Laughter for Everyone
(This essay was written in the wake of the Brett Kavanaugh assault scandal)
The writer Michael Oakeshott wrote that to be a conservative is “to prefer the familiar to the unknown, the tried to the untried, fact to mystery, the actual to the possible, the limited to the unbounded, the near to the distant, the sufficient to the superabundant, the convenient to the perfect, present laughter to utopian bliss.” I love that last part: "to prefer... present laughter to utopian bliss."
In many ways, I’m really taken by this temperament. I didn’t like when my local 7-Eleven shut down this month. I feel most comfortable with folks from my hometown and folks who remind me of my hometown. I can’t stand political music, because I want the music I listen to to be about those good things in life that last beyond the latest, passing cause. I like having an orderly routine and living in a quiet neighborhood. I want to speak freely when I’m at work or at home or out for drinks. Deep down, present laughter with my friends fills me up way, way more than prospective projects with my comrades. (In fact, the only way projects are bearable to me is if there’s a whole lot of laughter surrounding them.)
I share this all to say that, in many ways, I get it. I get why someone might look at the TV and wonder why the football game’s being interrupted by politics. I get why you might see a student on some campus wearing some obscene t-shirt and think “is that really necessary?” I get why you might see two folks yelling at a senator in an elevator and think “this is very unpleasant.” To be honest, I even get why hearing a public opinion about what you talk about or take part in with your friends or coworkers or classmates in the intimacy of your locker rooms or cubicles or house parties might feel like an invasion of privacy.
Can’t football be football? Can’t politics be orderly? Can’t boys be boys? I’ve muttered questions like these to myself, too: Can’t we give a pass to Louis CK, for my sake? Can’t we hold my next event in the perfect venue I just found, rather than the less-than-perfect wheelchair-accessible venue? Can’t my friends and I keep having that sick inside joke that we love?
Inside the moments when I ask these questions to myself, I really, really want the answer to be yes. I want the familiar routine. I want the convenient option. I want the nearby camaraderie. I want the present laughter.
But the thing I have to keep reminding myself in these moments is that there are other people in the world besides myself and my friends. And those other people in the world are not that different from me — they want all those same conservative joys that Oakeshott talks about.
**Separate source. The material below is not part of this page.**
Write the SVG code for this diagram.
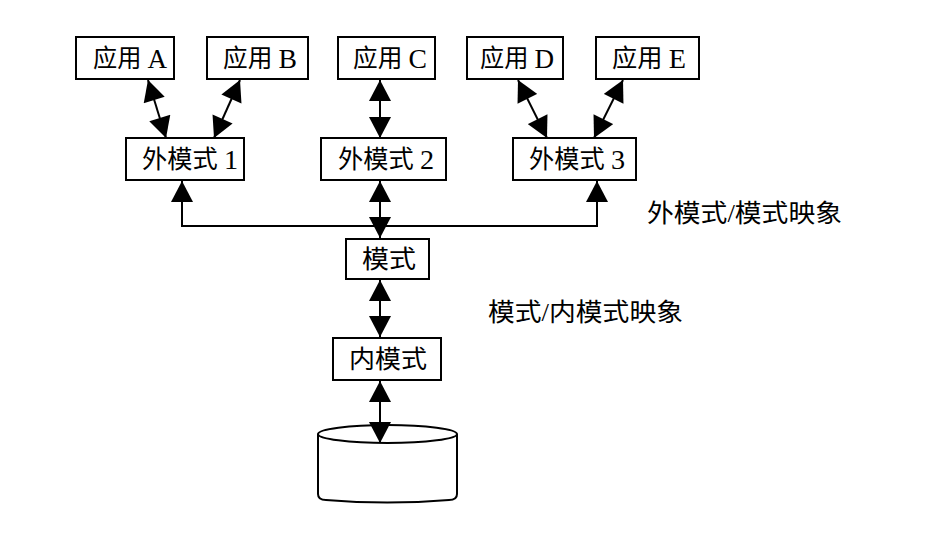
<svg xmlns="http://www.w3.org/2000/svg" width="932" height="536" viewBox="0 0 932 536">
<style>
.box{fill:#fff;stroke:#000;stroke-width:2}
.t{font-family:"Liberation Serif","Noto Sans CJK SC",serif;font-size:25px;fill:#000;text-anchor:middle;dominant-baseline:central}
.l{font-size:28px}
.lbl{font-family:"Liberation Serif","Noto Sans CJK SC",serif;font-size:25px;fill:#000}
.c{fill:none;stroke:#000;stroke-width:2;marker-start:url(#ah);marker-end:url(#ah)}
.db{fill:#fff;stroke:#000;stroke-width:2}
</style>
<defs>
<marker id="ah" markerUnits="userSpaceOnUse" markerWidth="22" markerHeight="22" viewBox="0 0 20 21" refX="20" refY="10.5" orient="auto-start-reverse">
<path d="M0,0 L20,10.5 L0,21 z" fill="#000"/>
</marker>
</defs>
<rect width="932" height="536" fill="#fff"/>
<g id="connectors">
<line class="c" x1="148" y1="80" x2="166" y2="138"/>
<line class="c" x1="240" y1="80" x2="214" y2="138"/>
<line class="c" x1="380" y1="80" x2="380" y2="138"/>
<line class="c" x1="518" y1="80" x2="547" y2="138"/>
<line class="c" x1="623" y1="80" x2="594" y2="138"/>
<path class="c" d="M182,181 V226 H597 V181"/>
<line class="c" x1="380" y1="181" x2="380" y2="238"/>
<line class="c" x1="380" y1="280" x2="380" y2="337"/>
</g>
<g id="db">
<path class="db" d="M318,434 V494 Q318,500 326,500 Q387,505 449,500 Q457,500 457,494 V434"/>
<ellipse class="db" cx="387.5" cy="434" rx="69.5" ry="9"/>
</g>
<line class="c" x1="380" y1="381" x2="380" y2="443"/>
<g id="appA"><rect class="box" x="76" y="37" width="98" height="42"/><text class="t" x="130" y="58" textLength="74" lengthAdjust="spacingAndGlyphs">应用 <tspan class="l">A</tspan></text></g>
<g id="appB"><rect class="box" x="207" y="37" width="101" height="42"/><text class="t" x="260" y="58" textLength="74" lengthAdjust="spacingAndGlyphs">应用 <tspan class="l">B</tspan></text></g>
<g id="appC"><rect class="box" x="338" y="37" width="97" height="42"/><text class="t" x="390" y="58" textLength="74" lengthAdjust="spacingAndGlyphs">应用 <tspan class="l">C</tspan></text></g>
<g id="appD"><rect class="box" x="467" y="37" width="96" height="42"/><text class="t" x="517" y="58" textLength="74" lengthAdjust="spacingAndGlyphs">应用 <tspan class="l">D</tspan></text></g>
<g id="appE"><rect class="box" x="596" y="37" width="103" height="42"/><text class="t" x="649" y="58" textLength="74" lengthAdjust="spacingAndGlyphs">应用 <tspan class="l">E</tspan></text></g>
<g id="ext1"><rect class="box" x="126" y="138" width="118" height="42"/><text class="t" x="190" y="159" textLength="96" lengthAdjust="spacingAndGlyphs">外模式 <tspan class="l">1</tspan></text></g>
<g id="ext2"><rect class="box" x="321" y="138" width="125" height="42"/><text class="t" x="386" y="159" textLength="96" lengthAdjust="spacingAndGlyphs">外模式 <tspan class="l">2</tspan></text></g>
<g id="ext3"><rect class="box" x="513" y="138" width="123" height="42"/><text class="t" x="577" y="159" textLength="96" lengthAdjust="spacingAndGlyphs">外模式 <tspan class="l">3</tspan></text></g>
<g id="schema"><rect class="box" x="346" y="239" width="83" height="40"/><text class="t" x="389" y="259" textLength="54" lengthAdjust="spacingAndGlyphs">模式</text></g>
<g id="internal"><rect class="box" x="333" y="338" width="108" height="42"/><text class="t" x="388" y="359" textLength="78" lengthAdjust="spacingAndGlyphs">内模式</text></g>
<g id="labels">
<text class="lbl" x="647" y="222" textLength="195" lengthAdjust="spacingAndGlyphs">外模式/模式映象</text>
<text class="lbl" x="488" y="321" textLength="195" lengthAdjust="spacingAndGlyphs">模式/内模式映象</text>
</g>
</svg>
They eventually want to be able to watch their favorite games on TV, undisturbed, too. They eventually want to have politics be a reasoned dialogue, rather than a chaotic mess, too. They eventually want to do what they want to do at work, be who they want to be at home, and say what they want to say while out drinking, too. They too eventually want to be able to laugh again with their friends at the next house party.
And so when one of those other people in the world is interrupting something leisurely with politics or shocking some orderly political process into listening or invading the intimacy of the locker room or the cubicle or the house party to yell "stop!", I have to remind myself that they might be doing so because whatever is happening there is standing in the way of them and their friends receiving the same everyday delights and conveniences and serenities that I and my friends are privileged to have received already.
I have to remind myself that they are joining a heritage of interruptions and invasions that built much of the peace we have today. When Benjamin Lay showed up to Quaker meetings in the 1700s and spilled blood on the floor to protest slavery, many saw it as an unnecessary infusion of politics into a sacred space. When the Suffragettes fought to vote, many wrote that it would upset the home by eroding men's role as head of household. When the Little Rock Nine integrated their high school, many experienced it as a foreign invasion of their local community. When Catherine MacKinnon made the case that workplace sexual harassment was an act of discrimination, many thought she didn't understand the "normal antics" of their intimate office cultures.
The Benjamin Lays and the Suffragettes and the Little Rock Nines and the Catherine MacKinnons and the Anita Hills and the Christine Fords and the countless folks I've seen in person calling out mansplaining or slutshaming or exoticizing or "no homo" aren't the radical utopians. They're just other people in the world demanding to have their practical experience be taken into account when the next person like me chooses what to pay attention to, what to vote for, and what to say or do in the locker room or the cubicle or the next house party.
The only impractical utopians in situations like these are the people who think that they and their friends can do whatever they want, all the time, without all the people who they hurt along the way getting upset.
There's nothing more conservative than virtuous limits: acknowledging that, alas, though we may really want to answer "Can't football be football? Can't politics be orderly? Can't boys be boys?" with an easy yes, we have to sometimes answer with a responsible no; acknowledging that, alas, we may have to adhere to some cultural norms so that everyone can feel comfortable; acknowledging that, alas, we can't have our basic impulses of lust and anger and fear govern the way we act in the world.
Put another way, we all want to get back to present laughter. Perhaps that's the whole goal of politics. But not just laughter for the guys who ping-pong down the stairs giggling after severely hurting someone at a house party. Not just laughter for the Senate good old boys yucking it up in the cloakroom after the hearing. Not just laughter for me and my friends. But laughter for everyone.